Les racines de cette équation quadratique sont:
\[\phi=\frac{1 \pm \sqrt{5}}{2}.\]
La racine positive est la valeur numérique du nombre d’or.
Rectangle d’or
Un rectangle d’or est un rectangle dont le rapport de la longueur L à la largeur l est \(\phi\). On peut facilement construire un rectangle d’or de la façon suivante:
On prend un carré ABCD de côté quelconque. En prenant E, le point milieu du côté AD, comme centre et EC comme rayon, on trace un arc de cercle qui coupe le prolongement du côté AD au point F. On complète le rectangle en élevant en F une perpendiculaire à AF qui coupe le prolongement de BC en G. Le rectangle ABGF est alors un rectangle d’or (voir Problèmes). Un tel rectangle a la caractéristique intéressante suivante:
Dans un rectangle d’or, si on enlève le carré construit sur le petit côté, on obtient encore un rectangle d’or.Démonstration:
La longueur du rectangle restant est l et sa largeur est L – l, et:\[\frac{l}{L – l}=\frac{l}{l(\phi-1)}=\frac{1}{\phi-1}=\phi.\]
Spirale dorée
Pour construire une spirale dorée, on prend un rectangle d’or horizontal de largeur 1 et de longueur \(\phi\). On y inscrit un carré de côté 1 dans le coin gauche. Le rectangle restant est donc un rectangle d’or vertical de longueur 1. On y inscrit un carré dans le coin supérieur. Il reste un rectangle d’or. On itère… Ensuite on inscrit dans chaque carré un quart de cercle de rayon égal au côté du carré de manière à former une courbe continue. Cette courbe est appelée spirale dorée. Elle ressemble à s’y méprendre à une spirale logarithmique. Mais, cette courbe légendaire n’en est pas une. Elle en est seulement une bonne approximation visuelle. La forme de la coquille du nautile, dont on voit une coupe en début d’article, est une véritable spirale logarithmique, mais la différence entre les deux n’est pas évidente visuellement.
Spirale logarithmique
Une spirale logarithmique est une courbe du plan qui, dans un repère orthonormé, est l’ensemble des points dont les coordonnées polaires \(r, \theta)\) satisfont à une équation de la forme \(r=ae^{b \theta}\), où \(a>0\) et \(b\) est non nul.
Propriété fondamentale
de la spirale logarithmique.
L’image par une homothétie de rapport c d’une spirale logarithmique de paramètre b est une spirale logarithmique de même paramètre b. Après une rotation d’un angle \(\psi=\displaystyle \frac{\ln c}{b}\)radians de la nouvelle spirale, on peut la superposer à la spirale initiale.

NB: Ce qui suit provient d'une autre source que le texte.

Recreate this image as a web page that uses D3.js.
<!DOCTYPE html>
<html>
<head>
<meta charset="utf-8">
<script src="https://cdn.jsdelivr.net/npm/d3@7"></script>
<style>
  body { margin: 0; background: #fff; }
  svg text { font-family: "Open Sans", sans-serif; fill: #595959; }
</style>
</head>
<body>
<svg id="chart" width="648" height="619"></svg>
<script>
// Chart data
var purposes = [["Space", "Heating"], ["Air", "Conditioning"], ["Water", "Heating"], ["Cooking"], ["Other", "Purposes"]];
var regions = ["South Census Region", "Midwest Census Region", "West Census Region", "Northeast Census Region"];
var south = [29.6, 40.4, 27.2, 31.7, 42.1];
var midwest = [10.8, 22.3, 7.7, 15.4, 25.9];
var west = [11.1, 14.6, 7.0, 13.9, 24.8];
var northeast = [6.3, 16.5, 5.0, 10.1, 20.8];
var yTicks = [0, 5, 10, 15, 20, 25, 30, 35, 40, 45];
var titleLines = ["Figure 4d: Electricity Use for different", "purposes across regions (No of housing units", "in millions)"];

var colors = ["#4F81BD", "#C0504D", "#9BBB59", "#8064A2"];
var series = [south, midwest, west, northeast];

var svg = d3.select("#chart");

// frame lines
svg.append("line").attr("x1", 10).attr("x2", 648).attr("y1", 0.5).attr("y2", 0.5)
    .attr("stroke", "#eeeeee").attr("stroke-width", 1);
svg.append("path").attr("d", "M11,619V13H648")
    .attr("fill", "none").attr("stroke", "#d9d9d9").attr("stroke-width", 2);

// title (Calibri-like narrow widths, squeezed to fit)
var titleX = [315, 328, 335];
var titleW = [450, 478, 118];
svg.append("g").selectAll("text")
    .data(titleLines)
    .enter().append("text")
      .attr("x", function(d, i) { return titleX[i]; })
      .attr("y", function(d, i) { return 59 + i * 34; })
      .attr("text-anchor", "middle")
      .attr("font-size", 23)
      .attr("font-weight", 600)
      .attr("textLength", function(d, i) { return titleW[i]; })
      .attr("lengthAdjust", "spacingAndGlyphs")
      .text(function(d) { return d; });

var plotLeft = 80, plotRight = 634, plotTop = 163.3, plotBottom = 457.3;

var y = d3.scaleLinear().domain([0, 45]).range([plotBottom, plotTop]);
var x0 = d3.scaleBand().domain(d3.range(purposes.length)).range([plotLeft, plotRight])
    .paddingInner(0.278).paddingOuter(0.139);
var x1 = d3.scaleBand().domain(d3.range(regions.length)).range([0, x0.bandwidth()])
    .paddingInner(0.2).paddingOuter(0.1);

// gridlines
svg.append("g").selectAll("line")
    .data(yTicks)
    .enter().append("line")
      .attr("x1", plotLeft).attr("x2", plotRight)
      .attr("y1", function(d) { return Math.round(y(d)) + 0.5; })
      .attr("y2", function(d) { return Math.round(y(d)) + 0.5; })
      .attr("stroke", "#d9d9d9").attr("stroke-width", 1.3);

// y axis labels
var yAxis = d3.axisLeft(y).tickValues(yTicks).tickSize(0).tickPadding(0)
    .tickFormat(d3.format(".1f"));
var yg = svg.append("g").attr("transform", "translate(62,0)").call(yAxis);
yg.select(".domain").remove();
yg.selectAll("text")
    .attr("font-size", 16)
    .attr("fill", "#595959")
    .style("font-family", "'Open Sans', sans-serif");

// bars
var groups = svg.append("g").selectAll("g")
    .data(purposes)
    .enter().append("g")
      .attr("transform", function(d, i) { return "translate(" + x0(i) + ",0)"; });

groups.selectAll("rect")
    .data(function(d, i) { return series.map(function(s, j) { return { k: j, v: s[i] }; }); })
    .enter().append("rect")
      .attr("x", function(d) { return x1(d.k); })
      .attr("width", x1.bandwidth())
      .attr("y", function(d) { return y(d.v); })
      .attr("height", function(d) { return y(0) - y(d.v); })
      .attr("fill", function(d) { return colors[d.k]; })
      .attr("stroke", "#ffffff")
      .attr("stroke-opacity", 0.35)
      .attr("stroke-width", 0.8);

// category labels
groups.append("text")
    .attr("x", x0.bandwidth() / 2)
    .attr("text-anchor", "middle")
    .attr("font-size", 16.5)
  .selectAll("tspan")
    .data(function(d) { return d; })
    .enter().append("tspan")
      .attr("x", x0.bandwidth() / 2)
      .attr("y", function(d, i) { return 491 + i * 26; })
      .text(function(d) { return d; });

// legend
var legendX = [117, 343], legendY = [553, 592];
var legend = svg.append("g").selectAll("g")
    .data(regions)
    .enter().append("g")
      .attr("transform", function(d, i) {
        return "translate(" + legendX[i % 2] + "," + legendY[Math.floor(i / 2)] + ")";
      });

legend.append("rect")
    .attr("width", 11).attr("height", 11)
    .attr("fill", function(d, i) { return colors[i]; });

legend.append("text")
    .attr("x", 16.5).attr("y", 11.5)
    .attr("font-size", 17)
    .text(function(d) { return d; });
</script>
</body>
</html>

Qu’est-ce qui différencie une spirale logarithmique d’une spirale qui ne l’est pas? Graphiquement, la différence est la suivante: si on fait une copie d’une spirale logarithmique en imposant une contraction ou une dilatation, il est toujours possible de superposer exactement la copie sur l’original en faisant effectuer à la copie une rotation qui dépend du coefficient de contraction ou de dilatation. C’est cette caractéristique de la spirale logarithmique que le mathématicien Jacques Bernoulli2 (1654-1705) a décrite en ces termes: « eadem mutata resurgo » qui signifie « déplacée (mutata), je réapparais (resurgo) à l’identique (eadem) ». Dans le cas d’une spirale dorée, les courbes se superposent seulement si la contraction est \(1/\phi\) et si elle est accompagnée d’une rotation d’un angle de \(-\pi/2\) radians.

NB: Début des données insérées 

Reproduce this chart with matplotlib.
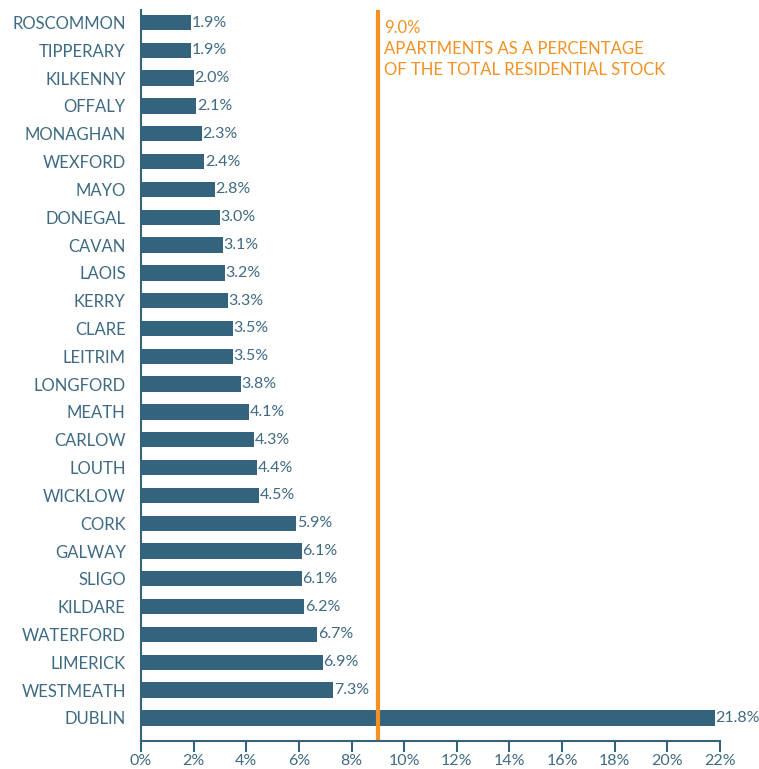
import matplotlib.pyplot as plt

counties = ["ROSCOMMON", "TIPPERARY", "KILKENNY", "OFFALY", "MONAGHAN", "WEXFORD",
            "MAYO", "DONEGAL", "CAVAN", "LAOIS", "KERRY", "CLARE", "LEITRIM",
            "LONGFORD", "MEATH", "CARLOW", "LOUTH", "WICKLOW", "CORK", "GALWAY",
            "SLIGO", "KILDARE", "WATERFORD", "LIMERICK", "WESTMEATH", "DUBLIN"]
share = [1.9, 1.9, 2.0, 2.1, 2.3, 2.4, 2.8, 3.0, 3.1, 3.2, 3.3, 3.5, 3.5,
         3.8, 4.1, 4.3, 4.4, 4.5, 5.9, 6.1, 6.1, 6.2, 6.7, 6.9, 7.3, 21.8]
national = 9.0
xticks = list(range(0, 23, 2))

teal = "#33637d"
text_col = "#3f6b82"
orange = "#f39222"

plt.rcParams["font.family"] = ["Lato", "DejaVu Sans"]

fig = plt.figure(figsize=(7.59, 7.69), dpi=100)
ax = fig.add_axes([0.1858, 0.0364, 0.9486 - 0.1858, 0.987 - 0.0364])

pos = list(range(len(counties) - 1, -1, -1))
ax.barh(pos, share, height=0.55, color=teal)
for p, v in zip(pos, share):
    ax.text(v + 0.02, p, f"{v:.1f}%", va="center", ha="left",
            fontsize=11.5, color=text_col)

ax.axvline(national, color=orange, linewidth=3)
ax.text(national + 0.25, 25.1, f"{national:.1f}%\nAPARTMENTS AS A PERCENTAGE\nOF THE TOTAL RESIDENTIAL STOCK",
        color=orange, fontsize=12, va="top", ha="left", linespacing=1.4)

ax.set_ylim(-0.83, 25.45)
ax.set_xlim(0, 22)
ax.set_yticks(pos)
ax.set_yticklabels(counties, fontsize=12, color=text_col)
ax.set_xticks(xticks)
ax.set_xticklabels([f"{t}%" for t in xticks], fontsize=11.5, color=text_col)
ax.tick_params(axis="y", length=0, pad=11)
ax.tick_params(axis="x", length=8, width=1.5, color=teal, pad=1)

for s in ["top", "right"]:
    ax.spines[s].set_visible(False)
ax.spines["left"].set_color(teal)
ax.spines["bottom"].set_color(teal)
ax.spines["left"].set_linewidth(1.5)
ax.spines["bottom"].set_linewidth(1.5)

plt.savefig("out.png", dpi=100)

Cette caractéristique de la spirale logarithmique se retrouve dans la description algébrique de la courbe. Les coordonnées polaires \((r, \theta)\) d’un point \(P = (x, y)\) d’une spirale logarithmique sont reliées par une équation de la forme \(r=ae^{b \theta}\) avec \(a>0\) et \(b \neq 0\). Le paramètre important d’une spirale logarithmique est le paramètre b. En effet, si on fait effectuer à une spirale logarithmique une rotation d’un angle \(\psi\), ce qui revient à changer \(\theta\) pour \(\theta + \psi\), on change le paramètre \(a\) en \(a’ = ae^{b\psi}\). Donc le paramètre \(a\) contrôle la position de la spirale, alors que le paramètre \(b\) contrôle sa forme. On peut superposer exactement par une rotation deux spirales de même paramètre \(b\), alors que deux spirales de paramètres \(b\) et \(b’\) distincts ne sont jamais superposables.
Dans l’équation \(r=ae^{b \theta}\), le paramètre \(b\) a la propriété suivante: si on prend un point de départ sur la spirale de coordonnées \((r, \theta)\) et si on fait un tour (\(\theta\) s’accroît de \(2\pi\)), alors \(r\) s’accroît par un facteur \(e^{2 \pi b}\).

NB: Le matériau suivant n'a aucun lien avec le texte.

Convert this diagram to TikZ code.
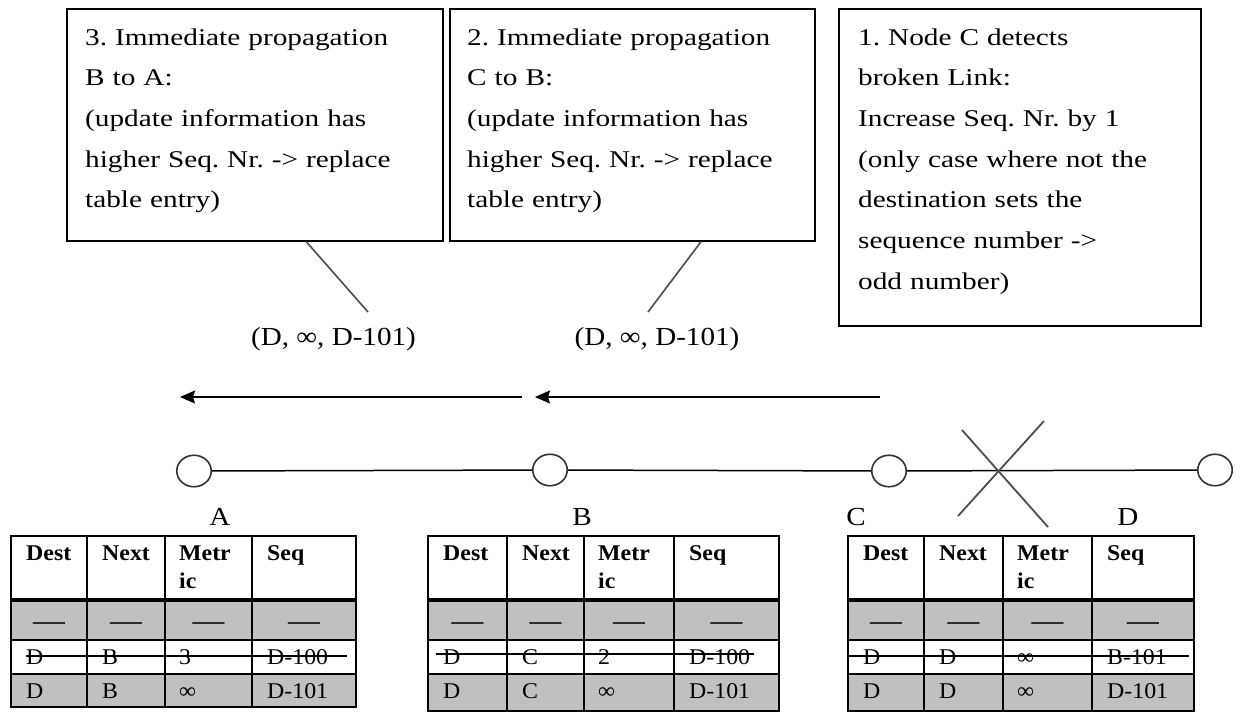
\documentclass[tikz,border=0pt]{standalone}
\usepackage{fontspec}
\setmainfont{Liberation Serif}
\newfontfamily\notefont{Liberation Serif}[FakeStretch=1.22]
\newfontfamily\markfont{Liberation Serif}[FakeStretch=1.12]
\newfontfamily\cellfont{Liberation Serif}[FakeStretch=1.06]
\usetikzlibrary{arrows.meta,shapes.geometric,calc}
\frenchspacing

\definecolor{cellgray}{HTML}{C0C0C0}
\definecolor{wire}{HTML}{333333}
\definecolor{pointer}{HTML}{4D4D4D}

\tikzset{
  notebox/.style={draw=black, line width=1.5pt, fill=white, inner sep=0pt, rectangle},
  notetext/.style={anchor=base west, inner sep=0pt, align=left, text width=#1,
    font=\notefont\fontsize{24}{40.7}\selectfont},
  station/.style={ellipse, draw=wire, line width=1.6pt, fill=white,
    minimum width=34.5pt, minimum height=31.5pt, inner sep=0pt},
  stationname/.style={anchor=base, inner sep=0pt, font=\markfont\fontsize{26}{26}\selectfont},
  update/.style={anchor=base, inner sep=0pt, font=\markfont\fontsize{26}{26}\selectfont},
  link/.style={draw=black, line width=1.5pt},
  flow/.style={draw=black, line width=1.5pt, -{Stealth[length=15pt,width=13pt,inset=2pt]}},
  callout/.style={draw=pointer, line width=1.6pt},
  cut/.style={draw=pointer, line width=1.8pt},
  grid/.style={draw=black, line width=1.6pt},
  headrule/.style={draw=black, line width=4.5pt},
  strike/.style={draw=black, line width=1.3pt},
  hdr/.style={anchor=base west, inner sep=0pt, align=left, text width=70pt,
    font=\cellfont\bfseries\fontsize{22.5}{28.5}\selectfont},
  cell/.style={anchor=base west, inner sep=0pt, font=\cellfont\fontsize{22.5}{28.5}\selectfont},
  dashcell/.style={anchor=base, inner sep=0pt, font=\cellfont\fontsize{30}{30}\selectfont}
}

% Routing table: #1..#5 column borders, #6 bottom edge,
% #7 next hop, #8 old metric, #9 old sequence number
\newcommand{\routetable}[9]{%
  \fill[cellgray] (#1,602) rectangle (#5,640);
  \fill[cellgray] (#1,674) rectangle (#5,#6);
  \draw[grid] (#1,640) -- (#5,640) (#1,674) -- (#5,674);
  \draw[grid] (#2,536) -- (#2,#6) (#3,536) -- (#3,#6) (#4,536) -- (#4,#6);
  \draw[headrule] (#1,600) -- (#5,600);
  \draw[grid] (#1,536) rectangle (#5,#6);
  \node[hdr] at (#1+15,560) {Dest};
  \node[hdr] at (#2+15,560) {Next};
  \node[hdr] at (#3+14,560) {Metr\\ic};
  \node[hdr] at (#4+15,560) {Seq};
  \node[dashcell] at ({(#1+#2)/2},630) {—};
  \node[dashcell] at ({(#2+#3)/2},630) {—};
  \node[dashcell] at ({(#3+#4)/2},630) {—};
  \node[dashcell] at ({(#4+#5)/2},630) {—};
  \node[cell] at (#1+15,664) {D};
  \node[cell] at (#2+15,664) {#7};
  \node[cell] at (#3+14,664) {#8};
  \node[cell] at (#4+15,664) {#9};
  \node[cell] at (#1+15,698) {D};
  \node[cell] at (#2+15,698) {#7};
  \node[cell] at (#3+14,698) {∞};
  \node[cell] at (#4+15,698) {D-101};
}

\begin{document}
\begin{tikzpicture}[x=1pt, y=-1pt]
\useasboundingbox (0,0) rectangle (1240,720);
\fill[white] (0,0) rectangle (1240,720);

% explanation boxes
\node[notebox, minimum width=376pt, minimum height=232pt, anchor=north west] (n3) at (66,8) {};
\node[notebox, minimum width=365pt, minimum height=232pt, anchor=north west] (n2) at (449,8) {};
\node[notebox, minimum width=362pt, minimum height=317pt, anchor=north west] (n1) at (838,8) {};

\node[notetext=350pt] (t3) at (85,45) {3. Immediate propagation\\B to A:\\(update information has\\higher Seq. Nr. -> replace\\table entry)};
\node[notetext=340pt] (t2) at (467,45) {2. Immediate propagation\\C to B:\\(update information has\\higher Seq. Nr. -> replace\\table entry)};
\node[notetext=340pt] (t1) at (858,45) {1. Node C detects\\broken Link:\\Increase Seq. Nr. by 1\\(only case where not the\\destination sets the\\sequence number ->\\odd number)};

% update messages
\node[update] (u3) at (333.5,345) {(D, ∞, D-101)};
\node[update] (u2) at (657,345) {(D, ∞, D-101)};

\coordinate (p3) at (368,312);
\coordinate (p2) at (648,312);
\draw[callout] ($(n3.south west)!0.636!(n3.south east)$) -- (p3);
\draw[callout] ($(n2.south west)!0.688!(n2.south east)$) -- (p2);

% propagation direction
\coordinate (f1s) at (880,397);
\coordinate (f1e) at (535,397);
\coordinate (f2s) at (522,397);
\coordinate (f2e) at (180,397);
\draw[flow] (f1s) -- (f1e);
\draw[flow] (f2s) -- (f2e);

% network
\node[station] (A) at (194,471) {};
\node[station] (B) at (550,470) {};
\node[station] (C) at (889,471) {};
\node[station] (D) at (1215,470) {};
\draw[link] (A) -- (B);
\draw[link] (B) -- (C);
\draw[link] (C) -- (D);

% broken link
\draw[cut] (962,430) -- (1048,527);
\draw[cut] (1044,421) -- (958,516);

\node[stationname] (lA) at (220,525) {A};
\node[stationname] (lB) at (582,525) {B};
\node[stationname] (lC) at (856,525) {C};
\node[stationname] (lD) at (1128,525) {D};

% routing tables
\routetable{11}{87}{165}{252}{356}{707}{B}{3}{D-100}
\routetable{428}{507}{584}{674}{779}{711}{C}{2}{D-100}
\routetable{848}{924}{1003}{1092}{1194}{711}{D}{∞}{B-101}

\draw[strike] (26,656) -- (347,656);
\draw[strike] (436,654) -- (754,654);
\draw[strike] (849,656) -- (1189,656);
\end{tikzpicture}
\end{document}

La difficulté à trouver le paramètre \(b\) de la spirale logarithmique approchant la spirale dorée consiste à trouver le centre de la spirale dorée! Pour cela, il nous faut être un peu astucieux comme nous le révèle le théorème 2. Par ailleurs, le théorème 3 nous indique que le paramètre \(b\) de la spirale logarithmique approximant la spirale dorée est \(3\phi + 2,\) soit environ 6,854.
Quel est le paramètre des vrais nautiles observés dans la nature? Sur une photo de nautile, il est facile d’identifier approximativement le centre de la spirale. En traçant une demi-droite à partir du centre de la spirale et en la faisant tourner autour de ce centre, on peut mesurer la distance au centre de deux points d’intersection consécutifs de la spirale avec la demi-droite et évaluer par des mesures le facteur par lequel s’est accru ce rayon. Même sans faire de mesure précise, on voit facilement que pour la plupart des nautiles, ce facteur est inférieur à 6,8541. Donc les nautiles n’ont pas la forme d’une spirale dorée!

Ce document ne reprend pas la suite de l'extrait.